Zieht euch warm an! Der Winter kommt. Und er ist lang, finster und sehr sehr kalt!
Ein Kind stirbt
Wim Wenders erhält den Ehrenbären der 65. Internationalen Filmfestspiele Berlin und zeigt seinen neuen 3D-Film „Every Thing Will Be Fine“ mit Charlotte Gainsbourg und James Franco außer Konkurrenz im Wettbewerb.
Schriftsteller Tomas (James Franco) befindet sich in einer kleinen Schreib- und Beziehungskrise, als ein tragischer Unfall, bei dem ein Kind stirbt, nicht nur sein Leben für immer verändert. Kate (Charlotte Gainsbourg) und ihr älterer Sohn, der auf seinen Bruder aufpassen sollte, und Tomas werden in tiefe Lebenskrisen gestürzt. Wie kann Tomas nach diesem Unglück weiterleben? Kann die Mutter ihm verzeihen?

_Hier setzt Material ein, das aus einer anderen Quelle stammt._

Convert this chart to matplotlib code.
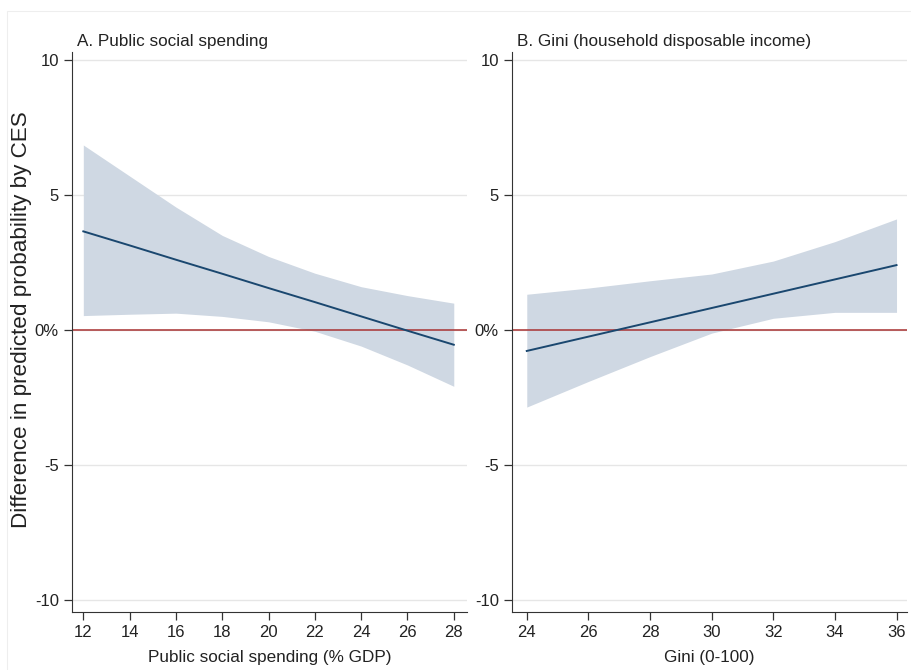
import matplotlib.pyplot as plt
from matplotlib.patches import Rectangle

plt.rcParams['font.family'] = ['Liberation Sans', 'DejaVu Sans']

# Panel A: public social spending (% GDP)
spend_x = [12, 14, 16, 18, 20, 22, 24, 26, 28]
spend_mid = [3.65, 3.13, 2.60, 2.08, 1.55, 1.03, 0.50, -0.03, -0.55]
spend_hi = [6.85, 5.70, 4.55, 3.50, 2.72, 2.10, 1.60, 1.27, 0.99]
spend_lo = [0.53, 0.58, 0.62, 0.50, 0.30, -0.05, -0.60, -1.30, -2.09]

# Panel B: Gini (household disposable income)
gini_x = [24, 26, 28, 30, 32, 34, 36]
gini_mid = [-0.78, -0.25, 0.28, 0.81, 1.34, 1.87, 2.40]
gini_hi = [1.32, 1.55, 1.82, 2.07, 2.55, 3.27, 4.11]
gini_lo = [-2.86, -1.91, -0.99, -0.12, 0.43, 0.65, 0.65]

y_ticks = [-10, -5, 0, 5, 10]
y_labels = ['-10', '-5', '0%', '5', '10']

band_col = '#cfd8e3'
line_col = '#1a476f'
zero_col = '#a83232'

fig = plt.figure(figsize=(9.11, 6.7), dpi=100)
fig.patches.append(Rectangle((0.008, -0.01), 1.0, 0.994, transform=fig.transFigure,
                             fill=False, edgecolor='#eeeeee', linewidth=0.8))

ax1 = fig.add_axes([0.079, 0.0866, 0.4336, 0.836])
ax2 = fig.add_axes([0.562, 0.0866, 0.4336, 0.836])

panels = [
    (ax1, spend_x, spend_mid, spend_hi, spend_lo, (11.51, 28.57),
     'A. Public social spending', 'Public social spending (% GDP)'),
    (ax2, gini_x, gini_mid, gini_hi, gini_lo, (23.52, 36.34),
     'B. Gini (household disposable income)', 'Gini (0-100)'),
]

for ax, xs, mid, hi, lo, xlim, title, xlabel in panels:
    for yv in y_ticks:
        ax.axhline(yv, color='#e6e6e6', linewidth=1.0, zorder=0)
    ax.fill_between(xs, lo, hi, color=band_col, linewidth=0, zorder=1)
    ax.axhline(0, color=zero_col, linewidth=1.1, zorder=2)
    ax.plot(xs, mid, color=line_col, linewidth=1.4, zorder=3)
    ax.set_xlim(*xlim)
    ax.set_ylim(-10.45, 10.3)
    ax.set_xticks(xs)
    ax.set_yticks(y_ticks)
    ax.set_yticklabels(y_labels)
    ax.tick_params(axis='both', direction='out', length=6, width=0.9,
                   color='#333333', labelsize=12, labelcolor='#222222')
    ax.spines['top'].set_visible(False)
    ax.spines['right'].set_visible(False)
    ax.spines['left'].set_color('#333333')
    ax.spines['bottom'].set_color('#333333')
    ax.set_xlabel(xlabel, fontsize=12.3, color='#222222', labelpad=7)
    ax.text(0.012, 1.011, title, transform=ax.transAxes, fontsize=12.3,
            color='#222222', ha='left', va='baseline')

ax1.set_ylabel('Difference in predicted probability by CES', fontsize=16.2,
               color='#222222')
ax1.yaxis.set_label_coords(-0.10, 0.522)

fig.savefig('out.png', dpi=100, facecolor='white')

Tomas kämpft mit Alkohol und Drogen gegen die Schuldgefühle an. Kate findet Trost im Glauben. Nach einem missglückten Selbstmordversuch beginnt der Schriftsteller die Tragödie künstlerisch zu verarbeiten. Nie war er besser als nach dem Unfall. Kate und Tomas begegnen sich wieder. Kurz können sie sich gegenseitig ein wenig Trost spenden. Beide kämpfen darum, das Leben wieder zu ergreifen. Einen neuen Sinn zu finden. Tomas scheint das leichter zu gelingen, auch wenn er im Privatleben für die Frauen nicht wirklich greifbar ist.
Wenders begleitet beide Handlungsstränge mit leisem, liebevollem Blick. Der Kampf zurück ins Leben, das Straucheln. Biografien, die nur durch ein schreckliches Unglück verbunden bleiben. Ein Jahrzehnt dauert die Trauer und hört doch nie ganz auf. Aber es gibt Hoffnung auf eine erfüllte Zukunft – trotz der Schwere der Ereignisse. Der 3D-Effekt verleiht dem Film leider eine comichafte Anmutung, die die Geschichte nicht nötig hat. Das Seelenleben der Protagonisten wäre ohne diese technische Spielerei wahrscheinlich greifbarer gewesen.